Goal — Check each line of the listing below for the string "diagram", and copy the ones that have it.

══ Dataset excerpts

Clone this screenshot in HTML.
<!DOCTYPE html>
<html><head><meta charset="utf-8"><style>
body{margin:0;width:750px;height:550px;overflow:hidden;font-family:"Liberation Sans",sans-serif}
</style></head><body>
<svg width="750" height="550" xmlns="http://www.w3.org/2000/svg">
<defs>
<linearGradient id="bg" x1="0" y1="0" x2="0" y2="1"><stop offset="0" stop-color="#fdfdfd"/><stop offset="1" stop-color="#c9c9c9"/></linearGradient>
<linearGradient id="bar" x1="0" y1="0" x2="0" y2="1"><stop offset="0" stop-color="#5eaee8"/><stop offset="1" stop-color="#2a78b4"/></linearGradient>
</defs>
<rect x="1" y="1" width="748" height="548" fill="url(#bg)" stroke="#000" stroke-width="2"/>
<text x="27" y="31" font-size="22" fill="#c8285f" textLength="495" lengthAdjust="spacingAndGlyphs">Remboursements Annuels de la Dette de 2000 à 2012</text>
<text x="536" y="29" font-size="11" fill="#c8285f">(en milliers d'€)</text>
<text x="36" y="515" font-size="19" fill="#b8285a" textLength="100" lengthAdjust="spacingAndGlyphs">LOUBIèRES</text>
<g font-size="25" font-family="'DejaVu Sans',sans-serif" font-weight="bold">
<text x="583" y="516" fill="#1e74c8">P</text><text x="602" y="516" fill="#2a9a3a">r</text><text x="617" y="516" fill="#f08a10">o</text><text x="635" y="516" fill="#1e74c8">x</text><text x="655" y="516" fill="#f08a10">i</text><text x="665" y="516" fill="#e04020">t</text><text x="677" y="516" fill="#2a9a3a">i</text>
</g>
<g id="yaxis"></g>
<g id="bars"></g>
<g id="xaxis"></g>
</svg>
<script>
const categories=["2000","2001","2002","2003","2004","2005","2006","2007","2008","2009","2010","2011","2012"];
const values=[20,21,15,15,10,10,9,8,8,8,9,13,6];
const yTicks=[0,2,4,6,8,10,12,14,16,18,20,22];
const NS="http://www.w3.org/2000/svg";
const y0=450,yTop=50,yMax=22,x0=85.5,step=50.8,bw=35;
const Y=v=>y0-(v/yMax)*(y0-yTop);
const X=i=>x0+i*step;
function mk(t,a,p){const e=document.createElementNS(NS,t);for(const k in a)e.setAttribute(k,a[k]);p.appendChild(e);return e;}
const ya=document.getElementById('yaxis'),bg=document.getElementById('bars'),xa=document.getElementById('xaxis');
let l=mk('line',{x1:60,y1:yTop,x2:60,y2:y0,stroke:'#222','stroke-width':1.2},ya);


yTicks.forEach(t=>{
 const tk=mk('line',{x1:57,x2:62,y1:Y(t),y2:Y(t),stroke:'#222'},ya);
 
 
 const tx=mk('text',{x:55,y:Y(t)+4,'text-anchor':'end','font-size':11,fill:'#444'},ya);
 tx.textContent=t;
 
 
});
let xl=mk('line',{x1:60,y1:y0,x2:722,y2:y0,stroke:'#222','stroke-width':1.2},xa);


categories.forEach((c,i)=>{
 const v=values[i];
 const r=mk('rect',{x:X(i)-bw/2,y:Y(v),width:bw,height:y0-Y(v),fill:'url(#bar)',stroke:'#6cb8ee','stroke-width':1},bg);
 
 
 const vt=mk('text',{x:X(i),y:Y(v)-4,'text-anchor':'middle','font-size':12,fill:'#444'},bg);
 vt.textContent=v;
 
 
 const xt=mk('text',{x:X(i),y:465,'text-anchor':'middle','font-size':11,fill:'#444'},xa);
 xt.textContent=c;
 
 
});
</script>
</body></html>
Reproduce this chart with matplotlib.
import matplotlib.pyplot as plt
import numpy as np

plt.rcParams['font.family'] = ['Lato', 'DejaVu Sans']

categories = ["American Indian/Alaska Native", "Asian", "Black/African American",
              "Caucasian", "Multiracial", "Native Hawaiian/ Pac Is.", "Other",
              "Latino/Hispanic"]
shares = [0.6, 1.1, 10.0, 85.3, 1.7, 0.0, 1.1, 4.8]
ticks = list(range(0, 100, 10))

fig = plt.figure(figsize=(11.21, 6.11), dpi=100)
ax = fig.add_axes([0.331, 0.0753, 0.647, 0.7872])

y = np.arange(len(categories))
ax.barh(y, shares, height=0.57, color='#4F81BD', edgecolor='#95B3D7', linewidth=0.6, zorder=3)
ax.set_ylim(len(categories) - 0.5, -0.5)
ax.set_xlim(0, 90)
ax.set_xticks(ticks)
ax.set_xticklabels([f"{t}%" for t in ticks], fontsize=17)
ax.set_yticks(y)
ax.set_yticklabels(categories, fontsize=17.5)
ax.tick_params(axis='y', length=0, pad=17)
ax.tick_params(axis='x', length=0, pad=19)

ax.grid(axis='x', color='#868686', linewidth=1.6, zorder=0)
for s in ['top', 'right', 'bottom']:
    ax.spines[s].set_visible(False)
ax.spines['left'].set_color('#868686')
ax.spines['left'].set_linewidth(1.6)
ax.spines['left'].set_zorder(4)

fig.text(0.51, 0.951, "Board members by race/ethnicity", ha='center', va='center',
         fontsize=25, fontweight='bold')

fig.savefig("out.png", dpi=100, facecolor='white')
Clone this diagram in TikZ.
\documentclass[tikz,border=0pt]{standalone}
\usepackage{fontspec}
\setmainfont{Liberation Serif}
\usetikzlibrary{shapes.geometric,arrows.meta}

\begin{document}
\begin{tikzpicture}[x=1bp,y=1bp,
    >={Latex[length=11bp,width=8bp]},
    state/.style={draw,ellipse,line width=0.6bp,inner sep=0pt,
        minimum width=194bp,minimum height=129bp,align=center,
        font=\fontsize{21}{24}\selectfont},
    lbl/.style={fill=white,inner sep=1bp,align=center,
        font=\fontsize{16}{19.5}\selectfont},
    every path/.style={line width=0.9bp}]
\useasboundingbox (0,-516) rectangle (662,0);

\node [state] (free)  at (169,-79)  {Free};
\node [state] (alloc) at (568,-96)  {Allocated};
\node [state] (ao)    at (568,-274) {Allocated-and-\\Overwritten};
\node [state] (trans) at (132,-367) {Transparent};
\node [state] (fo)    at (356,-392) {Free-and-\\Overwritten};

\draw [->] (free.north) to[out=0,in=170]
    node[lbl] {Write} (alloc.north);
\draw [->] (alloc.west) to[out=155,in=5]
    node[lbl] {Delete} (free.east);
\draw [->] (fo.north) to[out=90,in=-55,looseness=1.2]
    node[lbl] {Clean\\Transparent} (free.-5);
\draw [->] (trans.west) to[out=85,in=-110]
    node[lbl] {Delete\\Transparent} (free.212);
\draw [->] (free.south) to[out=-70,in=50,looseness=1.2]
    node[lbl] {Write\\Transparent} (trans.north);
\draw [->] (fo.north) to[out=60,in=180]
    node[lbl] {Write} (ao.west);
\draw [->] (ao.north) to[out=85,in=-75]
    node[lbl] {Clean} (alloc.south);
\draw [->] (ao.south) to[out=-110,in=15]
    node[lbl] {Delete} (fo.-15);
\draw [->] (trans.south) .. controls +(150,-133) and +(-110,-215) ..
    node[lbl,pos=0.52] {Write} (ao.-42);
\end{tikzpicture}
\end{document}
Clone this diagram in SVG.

════

Answer to this task —
Clone this diagram in TikZ.
Clone this diagram in SVG.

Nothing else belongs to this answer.